Climate strikes attracted millions of people across the world on Friday, Sept. 27, and one of those with a picket sign was Larissa Wiebe.
She was stationed in front of Winkler City Hall after posting a message to others to join her as part of Fridays For Future.
Wiebe was joined by a handful of Garden Valley Collegiate students for the protest she said was inspired by the movement started by Swedish teenager Greta Thunsberg.
“Our Amazon is burning, our oceans our dying and our reefs are disappearing,” she said.
Wiebe said the event is to encourage political leaders to act.
“Basically we’re globally striking (so) that our governments and our political leaders take a stand to make the changes that we need to see, to reduce those carbon emissions,” she said. “The way that we’re going right now, in 10 years from now there’s no going back. Our future generations are at stake.”
The cause has always been important to Wiebe.
“I grew up doing a lot of camping so I always appreciated nature and somewhere late in my teen years I became passionate about environmentalism,” she explained. “I’ve been for years trying to convince friends and family members to reduce their waste and change the way they see the world.”
Wiebe said even at the municipal level, action should take place.
“I think local communities need to band together to make changes,” she said. “I think if it’s done on a global scale it will impact those local communities and we’re going to end up being reactive instead of proactive.”
She said changes in the price or availability of fossil fuels will have a huge effect. “I think that it’s important that we’re proactive about that to try and minimize the chaos that the community will then see,” she said.
Wiebe admits for many, the message of fighting climate change falls on deaf ears.
“I think there’s a lot of ‘well the world’s going to burn one day anyway’ and I think that it’s important that we change our viewpoint on that and we realize that if God made the world so perfect, why are we destroying it?” she said. “Why are we destroying the one gift God gave us to sustain our lives?”

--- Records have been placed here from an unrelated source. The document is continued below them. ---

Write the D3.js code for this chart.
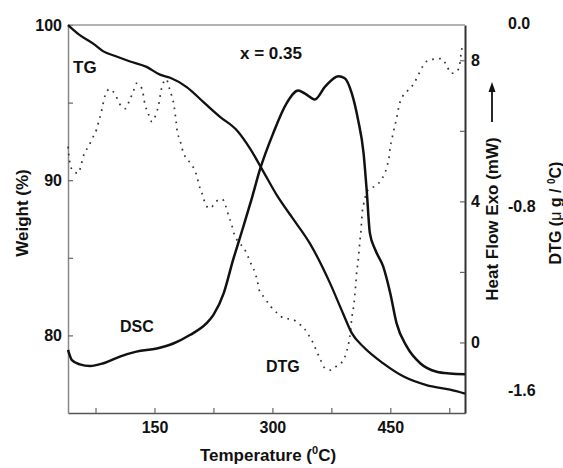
<!DOCTYPE html>
<html>
<head>
<meta charset="utf-8">
<script src="https://cdnjs.cloudflare.com/ajax/libs/d3/7.9.0/d3.min.js"></script>
<style>
  body { margin: 0; background: #fff; }
  text { font-family: "Liberation Sans", Arial, sans-serif; font-weight: bold; fill: #111; }
</style>
</head>
<body>
<div class="canvas"></div>
<script>
// TG (weight %)
const tgT = [40, 55, 72, 85, 100, 119, 140, 157, 170, 191, 212, 233, 255, 272, 288, 306, 325, 348, 373, 390, 401, 416, 441, 467, 496, 526, 545];
const tgW = [100, 99.35, 98.8, 98.3, 98.0, 97.65, 97.3, 96.8, 96.6, 96.0, 95.05, 94.1, 93.2, 92.0, 90.6, 89.0, 87.6, 85.9, 83.4, 81.4, 80.15, 79.25, 78.2, 77.35, 76.8, 76.5, 76.25];

// DSC (heat flow, mW)
const dscT = [40, 45, 55, 68, 85, 106, 127, 153, 174, 195, 216, 225, 238, 250, 263, 274, 284, 301, 318, 333, 341, 354, 367, 384, 392, 401, 409, 416, 420, 424, 431, 441, 450, 458, 471, 488, 509, 526, 545];
const dscH = [-0.21, -0.5, -0.62, -0.67, -0.59, -0.4, -0.26, -0.17, -0.03, 0.21, 0.54, 0.78, 1.39, 2.34, 3.28, 4.1, 4.89, 5.93, 6.78, 7.14, 7.06, 6.89, 7.25, 7.55, 7.49, 7.06, 6.31, 5.36, 4.3, 3.1, 2.62, 2.15, 1.39, 0.54, -0.12, -0.59, -0.83, -0.88, -0.9];

// DTG (ug / C)
const dtgT = [40, 42.5, 47, 53, 57, 60, 66, 71, 76, 79, 82, 87, 93, 101, 106, 113, 118, 123, 127, 134, 138, 142, 146.5, 152, 155, 159, 165, 169, 172, 175, 177.5, 179, 182.5, 185, 189, 196, 202, 208, 212, 215, 221, 228, 236, 241, 244, 248, 251, 256.5, 264, 269, 273.5, 278, 281, 283, 289.5, 298, 306.5, 315, 325.6, 333, 340.5, 346, 352, 356.6, 361.7, 367, 374.4, 383, 390.5, 394.3, 397, 399, 401.2, 403, 404.5, 405.4, 406.3, 407.1, 408.4, 409.6, 410.5, 411.4, 412.6, 413.3, 414, 416, 423.4, 432, 438, 442.5, 446.3, 448.5, 449.7, 452, 454, 457, 459, 461, 465.5, 473, 479.5, 485, 491, 497, 504, 515, 522, 527, 534.6, 538.8, 540, 542.3];
const dtgD = [-0.538, -0.611, -0.647, -0.654, -0.614, -0.575, -0.538, -0.502, -0.466, -0.429, -0.393, -0.317, -0.287, -0.317, -0.353, -0.372, -0.338, -0.298, -0.262, -0.284, -0.356, -0.393, -0.429, -0.396, -0.361, -0.284, -0.244, -0.284, -0.317, -0.361, -0.429, -0.473, -0.509, -0.545, -0.582, -0.611, -0.647, -0.72, -0.757, -0.793, -0.807, -0.778, -0.767, -0.8, -0.836, -0.876, -0.916, -0.953, -0.982, -1.018, -1.055, -1.088, -1.127, -1.161, -1.195, -1.236, -1.265, -1.287, -1.291, -1.309, -1.331, -1.36, -1.396, -1.433, -1.472, -1.505, -1.513, -1.491, -1.469, -1.433, -1.396, -1.353, -1.28, -1.244, -1.2, -1.164, -1.127, -1.091, -1.055, -1.018, -0.982, -0.945, -0.909, -0.873, -0.836, -0.79, -0.72, -0.709, -0.684, -0.658, -0.618, -0.582, -0.545, -0.506, -0.473, -0.429, -0.396, -0.361, -0.32, -0.291, -0.265, -0.23, -0.189, -0.164, -0.157, -0.154, -0.186, -0.218, -0.211, -0.168, -0.131, -0.095];

// ticks
const xTicks = [75, 150, 225, 300, 375, 450, 525];
const xLabels = [150, 300, 450];
const wTicks = [80, 85, 90, 95, 100];
const wLabels = [80, 90, 100];
const hTicks = [0, 2, 4, 6, 8];
const hLabels = [0, 4, 8];
const dTicks = [0, -0.8, -1.6];

const width = 563;
const height = 468;
const padL = 68, padR = 465, padT = 25, padB = 413;

const svg = d3.select(".canvas")
  .append("svg")
  .attr("width", width)
  .attr("height", height);

const x = d3.scaleLinear().domain([40, 545]).range([padL, padR]);
const yW = d3.scaleLinear().domain([75, 100]).range([padB, padT]);
const yH = d3.scaleLinear().domain([-2, 9]).range([padB, padT]);
const yD = d3.scaleLinear().domain([-1.7, 0]).range([padB, 23.3]);

// axes
const gx = svg.append("g")
  .attr("transform", `translate(0,${padB})`)
  .call(d3.axisBottom(x).tickValues(xTicks).tickSize(-5).tickSizeOuter(0).tickPadding(9)
    .tickFormat(d => xLabels.includes(d) ? d : ""));

const gl = svg.append("g")
  .attr("transform", `translate(${padL},0)`)
  .call(d3.axisLeft(yW).tickValues(wTicks).tickSize(-5).tickSizeOuter(0).tickPadding(6)
    .tickFormat(d => wLabels.includes(d) ? d : ""));

const gr = svg.append("g")
  .attr("transform", `translate(${padR},0)`)
  .call(d3.axisRight(yH).tickValues(hTicks).tickSize(-5).tickSizeOuter(0).tickPadding(6)
    .tickFormat(d => hLabels.includes(d) ? d : ""));

const gd = svg.append("g")
  .attr("transform", "translate(508,0)")
  .call(d3.axisRight(yD).tickValues(dTicks).tickSize(0).tickPadding(0)
    .tickFormat(d => d.toFixed(1)));
gd.select(".domain").remove();

[gx, gl, gr, gd].forEach(g => {
  g.selectAll("text").style("font-size", "16px").attr("fill", "#111");
  g.selectAll("line").attr("stroke", "#666").attr("stroke-width", 1.2);
});
gx.select(".domain").attr("stroke", "#555").attr("stroke-width", 1.5);
gl.select(".domain").attr("stroke", "#888").attr("stroke-width", 1.5);
gr.select(".domain").attr("stroke", "#333").attr("stroke-width", 2);

svg.append("line")
  .attr("x1", padL).attr("x2", padR).attr("y1", padT).attr("y2", padT)
  .attr("stroke", "#999").attr("stroke-width", 1.5);

// curves
const tgLine = d3.line().x(i => x(tgT[i])).y(i => yW(tgW[i])).curve(d3.curveMonotoneX);
const dscLine = d3.line().x(i => x(dscT[i])).y(i => yH(dscH[i])).curve(d3.curveMonotoneX);
const dtgLine = d3.line().x(i => x(dtgT[i])).y(i => yD(dtgD[i])).curve(d3.curveMonotoneX);

svg.append("path")
  .attr("d", dtgLine(d3.range(dtgT.length)))
  .attr("fill", "none").attr("stroke", "#333")
  .attr("stroke-width", 1.7).attr("stroke-dasharray", "1.7,5.3");

svg.append("path")
  .attr("d", tgLine(d3.range(tgT.length)))
  .attr("fill", "none").attr("stroke", "#111").attr("stroke-width", 2.3);

svg.append("path")
  .attr("d", dscLine(d3.range(dscT.length)))
  .attr("fill", "none").attr("stroke", "#111").attr("stroke-width", 2.5);

// labels
svg.append("text").attr("x", 73).attr("y", 73).style("font-size", "17px").text("TG");
svg.append("text").attr("x", 120).attr("y", 332).style("font-size", "16px").text("DSC");
svg.append("text").attr("x", 266).attr("y", 372).style("font-size", "16px").text("DTG");
svg.append("text").attr("x", 240).attr("y", 59).style("font-size", "17px").text("x = 0.35");

const xt = svg.append("text").attr("x", 268).attr("y", 461)
  .attr("text-anchor", "middle").style("font-size", "17px");
xt.append("tspan").text("Temperature (");
xt.append("tspan").attr("dy", -7).style("font-size", "11px").text("0");
xt.append("tspan").attr("dy", 7).text("C)");

svg.append("text")
  .attr("transform", "translate(28,213) rotate(-90)")
  .attr("text-anchor", "middle").style("font-size", "17px")
  .text("Weight (%)");

svg.append("text")
  .attr("transform", "translate(498,219) rotate(-90)")
  .attr("text-anchor", "middle").style("font-size", "17px")
  .text("Heat Flow Exo (mW)");

// arrow next to heat flow label
svg.append("line")
  .attr("x1", 492).attr("x2", 492).attr("y1", 122).attr("y2", 90)
  .attr("stroke", "#111").attr("stroke-width", 1.8);
svg.append("path")
  .attr("d", "M492,82 L488.5,92 L495.5,92 Z")
  .attr("fill", "#111");

const dt = svg.append("text")
  .attr("transform", "translate(561,213) rotate(-90)")
  .attr("text-anchor", "middle").style("font-size", "16px");
dt.append("tspan").text("DTG (");
dt.append("tspan").style("font-weight", "normal").text("\u03bc");
dt.append("tspan").text(" g / ");
dt.append("tspan").attr("dy", -6).style("font-size", "10px").text("0");
dt.append("tspan").attr("dy", 6).text("C)");
</script>
</body>
</html>
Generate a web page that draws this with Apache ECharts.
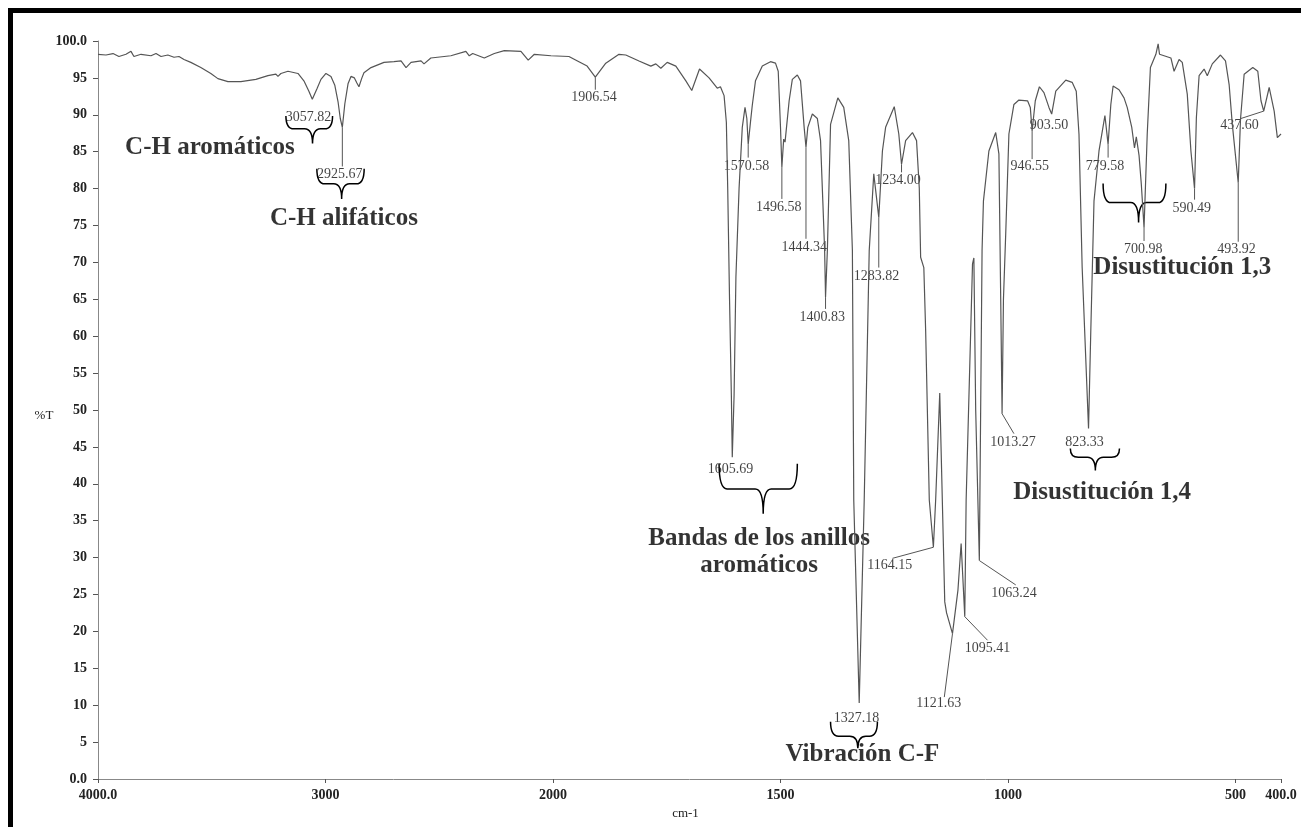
<!DOCTYPE html>
<html>
<head>
<meta charset="utf-8">
<title>Espectro IR</title>
<script src="https://cdn.jsdelivr.net/npm/echarts@6/dist/echarts.min.js"></script>
<style>
	html, body { margin: 0; padding: 0; background: #fff; }
	#main { width: 1301px; height: 827px; }
</style>
</head>
<body>
<div id="main"></div>
<script>
// espectro: numero de onda (cm-1) y %T
var wavenumbers = [4000, 3965, 3934, 3908, 3877, 3855, 3842, 3811, 3767, 3745, 3723, 3693, 3666, 3644, 3622, 3592,
	3548, 3504, 3473, 3429, 3372, 3306, 3253, 3218, 3209, 3196, 3165, 3121, 3095, 3073, 3058, 3038, 3020, 2998,
	2976, 2959, 2945, 2935, 2926, 2915, 2901, 2888, 2873, 2862, 2853, 2840, 2831, 2800, 2743, 2699, 2668, 2646,
	2624, 2580, 2567, 2537, 2449, 2383, 2368, 2353, 2302, 2258, 2214, 2141, 2109, 2082, 2009,
	1965, 1943, 1925, 1907, 1884, 1855, 1840, 1811, 1785, 1774, 1763, 1749, 1730, 1708, 1695, 1678, 1657, 1639,
	1632, 1624, 1619, 1616, 1612, 1608, 1606, 1602, 1598, 1591, 1584, 1578, 1574, 1571, 1566, 1562, 1555, 1540,
	1522, 1511, 1505, 1500, 1497, 1493, 1490, 1481, 1474, 1463, 1456, 1448, 1444, 1440, 1430, 1419, 1412, 1407,
	1403, 1401, 1397, 1390, 1374, 1361, 1350, 1342, 1339, 1327, 1316, 1305, 1295, 1284, 1276, 1269, 1250, 1240,
	1234, 1225, 1210, 1201, 1195, 1192, 1185, 1181, 1173, 1164, 1159, 1150, 1139, 1135, 1122, 1110, 1103, 1095,
	1092, 1078, 1075, 1071, 1063, 1057, 1054, 1042, 1027, 1020, 1016, 1013, 1010, 1005, 998, 987, 976, 957, 951,
	947, 940, 931, 921, 910, 904, 895, 873, 859, 850, 844, 837, 823, 818, 811, 800, 787, 780, 774, 769, 756, 745,
	738, 728, 722, 718, 712, 707, 701, 694, 687, 675, 670, 667, 657, 642, 635, 624, 617, 606, 598, 590, 586, 580,
	569, 562, 551, 533, 522, 514, 507, 494, 489, 481, 462, 451, 444, 438, 426, 415, 408, 400];
var transmittance = [98.2, 98.1, 98.3, 97.9, 98.2, 98.6, 97.9, 98.2, 98.0, 98.3, 97.9, 98.1, 97.8, 97.9, 97.5, 97.1,
	96.4, 95.6, 94.9, 94.5, 94.5, 94.8, 95.3, 95.5, 95.2, 95.6, 95.9, 95.6, 94.6, 93.2, 92.1, 93.5, 94.8, 95.6,
	95.2, 94.0, 91.8, 89.5, 88.3, 91.5, 94.2, 95.2, 95.0, 94.3, 93.8, 95.0, 95.7, 96.4, 97.1, 97.2, 97.3, 96.4,
	97.1, 97.3, 96.9, 97.7, 98.0, 98.6, 98.0, 98.3, 97.7, 98.3, 98.7, 98.6, 97.4, 98.2, 98.0,
	97.9, 97.2, 96.6, 95.1, 97.0, 98.2, 98.1, 97.3, 96.6, 96.9, 96.3, 97.1, 96.6, 94.6, 93.3, 96.2, 95.0, 93.6,
	93.8, 92.6, 89.0, 80.0, 65.0, 52.0, 43.6, 52.0, 68.0, 80.1, 88.3, 91.0, 89.5, 86.0, 89.0, 91.3, 94.6, 96.6,
	97.2, 97.0, 95.9, 88.3, 82.9, 86.7, 86.3, 91.9, 94.8, 95.4, 94.6, 88.3, 85.6, 88.3, 90.1, 89.5, 86.5, 78.3,
	71.6, 65.3, 71.6, 88.7, 92.3, 91.0, 86.5, 71.6, 37.8, 10.3, 37.8, 71.6, 82.0, 76.1, 85.1, 88.3, 91.1, 87.4,
	83.3, 86.5, 87.6, 86.5, 80.1, 70.7, 69.3, 60.8, 37.8, 31.4, 37.8, 52.3, 24.0, 22.5, 19.7, 25.6, 31.9, 22.0,
	37.8, 69.8, 70.6, 50.0, 29.6, 71.6, 78.3, 85.1, 87.6, 84.7, 65.0, 49.5, 65.0, 73.9, 87.4, 91.4, 92.0, 91.9, 91.0,
	87.8, 91.9, 93.8, 93.0, 91.0, 90.1, 93.2, 94.7, 94.4, 93.2, 87.4, 69.3, 47.5, 60.8, 78.3, 85.1, 89.9, 86.0, 91.4, 93.9, 93.4, 92.3,
	91.0, 88.3, 85.5, 87.0, 84.5, 80.6, 74.7, 87.4, 96.4, 98.2, 99.6, 98.2, 98.0, 97.7, 95.9, 97.5, 97.1, 92.8, 85.1, 80.0, 89.6, 95.3,
	96.2, 95.3, 96.9, 98.1, 97.3, 94.1, 88.7, 80.8, 89.4, 95.5, 96.4, 95.9, 91.9, 90.5, 93.7, 90.5, 86.9, 87.4];

// etiquetas de los picos (texto, posicion del texto)
var peakText = ['3057.82', '2925.67', '1906.54', '1605.69', '1570.58', '1496.58', '1444.34', '1400.83', '1327.18',
	'1283.82', '1234.00', '1164.15', '1121.63', '1095.41', '1063.24', '1013.27', '946.55', '903.50', '823.33',
	'779.58', '700.98', '590.49', '493.92', '437.60'];
var peakLabelWn = [3075, 2937, 1910, 1610, 1575, 1504, 1448, 1408, 1333, 1289, 1242, 1260, 1152, 1045, 987, 989,
	952, 910, 832, 787, 703, 596, 498, 491];
var peakLabelT = [89.6, 82.0, 92.3, 41.9, 83.0, 77.4, 72.0, 62.6, 8.2, 68.1, 81.1, 29.0, 10.2, 17.7, 25.1, 45.6,
	83.0, 88.6, 45.6, 83.0, 71.8, 77.3, 71.8, 88.6];

// lineas guia pico -> etiqueta: [cm-1 inicio, %T inicio, cm-1 fin, %T fin]
var leaderLines = [
	[2926, 88.3, 2926, 83.0], [1907, 95.1, 1907, 93.4], [1571, 86.0, 1571, 84.2], [1497, 82.9, 1497, 78.6],
	[1444, 85.6, 1444, 73.2], [1401, 65.3, 1401, 63.7], [1284, 76.1, 1284, 69.3], [1234, 83.3, 1234, 82.2],
	[1164, 31.4, 1254, 29.9], [1122, 19.7, 1140, 11.1], [1095, 22.0, 1045, 18.8], [1063, 29.6, 983, 26.3],
	[1013, 49.5, 987, 46.8], [947, 87.8, 947, 84.0], [780, 86.0, 780, 84.2], [701, 74.7, 701, 72.9],
	[590, 80.0, 590, 78.5], [494, 80.8, 494, 72.8], [438, 90.5, 488, 89.5]
];

// llaves
var braceLeftWn = [3174, 3038, 1635, 1390, 863, 791];
var braceRightWn = [2969, 2830, 1463, 1287, 755, 653];
var braceTipWn = [3057, 2929, 1538, 1330, 808, 713];
var braceTopT = [89.85, 82.7, 42.7, 7.75, 44.8, 80.7];
var braceMidT = [88.1, 80.65, 39.3, 5.8, 43.6, 78.1];
var braceTipT = [86.1, 78.6, 35.95, 4.15, 41.8, 75.4];

// textos de asignacion
var noteText = ['C-H aromáticos', 'C-H alifáticos', 'Bandas de los anillos\naromáticos', 'Vibración C-F',
	'Disustitución 1,4', 'Disustitución 1,3'];
var noteWn = [3508, 2919, 1547, 1320, 793, 617];
var noteT = [85.6, 75.9, 30.8, 3.25, 38.8, 69.3];

// ejes
var xTickValues = [4000, 3000, 2000, 1500, 1000, 500, 400];
var xTickLabels = ['4000.0', '3000', '2000', '1500', '1000', '500', '400.0'];
var yTickLabels = ['0.0', '5', '10', '15', '20', '25', '30', '35', '40', '45', '50', '55', '60', '65', '70', '75',
	'80', '85', '90', '95', '100.0'];

var SERIF = '"Liberation Serif", "Times New Roman", serif';

// escala con cambio a 2000 cm-1 (4000-2000 comprimido a la mitad)
function toPos(w) {
	return w >= 2000 ? (4000 - w) / 2 : 1000 + (2000 - w);
}

var xTickPos = xTickValues.map(toPos);

var spectrum = wavenumbers.map(function (w, i) { return [toPos(w), transmittance[i]]; });
var peakData = peakText.map(function (t, i) { return { name: t, value: [toPos(peakLabelWn[i]), peakLabelT[i]] }; });
var leaderData = leaderLines.map(function (l) { return [toPos(l[0]), l[1], toPos(l[2]), l[3]]; });
var braceData = braceLeftWn.map(function (w, i) {
	return [toPos(w), toPos(braceRightWn[i]), toPos(braceTipWn[i]), braceTopT[i], braceMidT[i], braceTipT[i]];
});
var noteData = noteText.map(function (t, i) { return { name: t, value: [toPos(noteWn[i]), noteT[i]] }; });

var myChart = echarts.init(document.getElementById('main'), null, { renderer: 'canvas' });

var option = {
	animation: false,
	backgroundColor: '#fff',
	grid: { left: 98, right: 20, top: 41, bottom: 48, containLabel: false },
	graphic: [
		{ type: 'rect', shape: { x: 8, y: 8, width: 1293, height: 5 }, style: { fill: '#000' } },
		{ type: 'rect', shape: { x: 8, y: 8, width: 5, height: 819 }, style: { fill: '#000' } },
		// titulo del eje y
		{ type: 'text', x: 44, y: 416, style: { text: '%T', font: '13px ' + SERIF, fill: '#222', align: 'center', verticalAlign: 'middle' } }
	],
	xAxis: {
		type: 'value',
		min: 0,
		max: 2600,
		name: 'cm-1',
		nameLocation: 'middle',
		nameGap: 27,
		nameTextStyle: { fontFamily: SERIF, fontSize: 13, color: '#222', padding: [0, 8, 0, 0] },
		axisLine: { show: true, onZero: false, lineStyle: { color: '#888', width: 1 } },
		axisTick: { show: true, length: 4, customValues: xTickPos, lineStyle: { color: '#555' } },
		axisLabel: {
			customValues: xTickPos,
			margin: 9,
			fontFamily: SERIF,
			fontSize: 14,
			fontWeight: 'bold',
			color: '#222',
			formatter: function (v) {
				var i = xTickPos.indexOf(v);
				return i >= 0 ? xTickLabels[i] : '';
			}
		},
		splitLine: { show: false }
	},
	yAxis: {
		type: 'value',
		min: 0,
		max: 100,
		interval: 5,
		axisLine: { show: true, lineStyle: { color: '#888', width: 1 } },
		axisTick: { show: true, length: 5, lineStyle: { color: '#555' } },
		axisLabel: {
			margin: 11,
			fontFamily: SERIF,
			fontSize: 14,
			fontWeight: 'bold',
			color: '#222',
			padding: [0, 0, 5, 0],
			formatter: function (v) { return yTickLabels[Math.round(v / 5)]; }
		},
		splitLine: { show: false }
	},
	series: [
		{
			name: 'espectro',
			type: 'line',
			data: spectrum,
			symbol: 'none',
			silent: true,
			lineStyle: { color: '#555', width: 1.2 }
		},
		{
			name: 'guias',
			type: 'custom',
			silent: true,
			data: leaderData,
			encode: { x: [0, 2], y: [1, 3] },
			renderItem: function (params, api) {
				var a = api.coord([api.value(0), api.value(1)]);
				var b = api.coord([api.value(2), api.value(3)]);
				return {
					type: 'line',
					shape: { x1: a[0], y1: a[1], x2: b[0], y2: b[1] },
					style: { stroke: '#555', lineWidth: 1 }
				};
			}
		},
		{
			name: 'llaves',
			type: 'custom',
			silent: true,
			data: braceData,
			encode: { x: [0, 1, 2], y: [3, 4, 5] },
			renderItem: function (params, api) {
				var l = api.coord([api.value(0), api.value(3)]);
				var r = api.coord([api.value(1), api.value(3)]);
				var m = api.coord([api.value(2), api.value(4)]);
				var t = api.coord([api.value(2), api.value(5)]);
				var ym = m[1];
				var rad = Math.min(8, t[1] - ym);
				var d = 'M' + l[0] + ' ' + l[1] +
					' Q' + l[0] + ' ' + ym + ' ' + (l[0] + rad) + ' ' + ym +
					' L' + (m[0] - rad) + ' ' + ym +
					' Q' + m[0] + ' ' + ym + ' ' + m[0] + ' ' + t[1] +
					' Q' + m[0] + ' ' + ym + ' ' + (m[0] + rad) + ' ' + ym +
					' L' + (r[0] - rad) + ' ' + ym +
					' Q' + r[0] + ' ' + ym + ' ' + r[0] + ' ' + r[1];
				return {
					type: 'path',
					shape: { pathData: d },
					style: { stroke: '#000', fill: null, lineWidth: 1.5 }
				};
			}
		},
		{
			name: 'picos',
			type: 'scatter',
			silent: true,
			symbolSize: 0,
			data: peakData,
			label: {
				show: true,
				position: 'inside',
				formatter: '{b}',
				fontFamily: SERIF,
				fontSize: 14,
				color: '#111'
			}
		},
		{
			name: 'asignaciones',
			type: 'scatter',
			silent: true,
			symbolSize: 0,
			data: noteData,
			label: {
				show: true,
				position: 'inside',
				formatter: '{b}',
				fontFamily: SERIF,
				fontSize: 25,
				fontWeight: 'bold',
				lineHeight: 27,
				align: 'center',
				color: '#000'
			}
		}
	]
};

myChart.setOption(option);
</script>
</body>
</html>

She urged people to recognize their footprint and the signs of climate change.
“We live in sort of a bubble here in the Pembina Valley, where we’re not affected by massive hurricanes that are getting worse and worse, we don’t have wildfires, we don’t have those massive storms,” she said. “I think that we kind of feel protected and safe when in reality the droughts that we’re having in the springs and the heavy rainfall we’re having in the falls… those are a direct result of climate change.”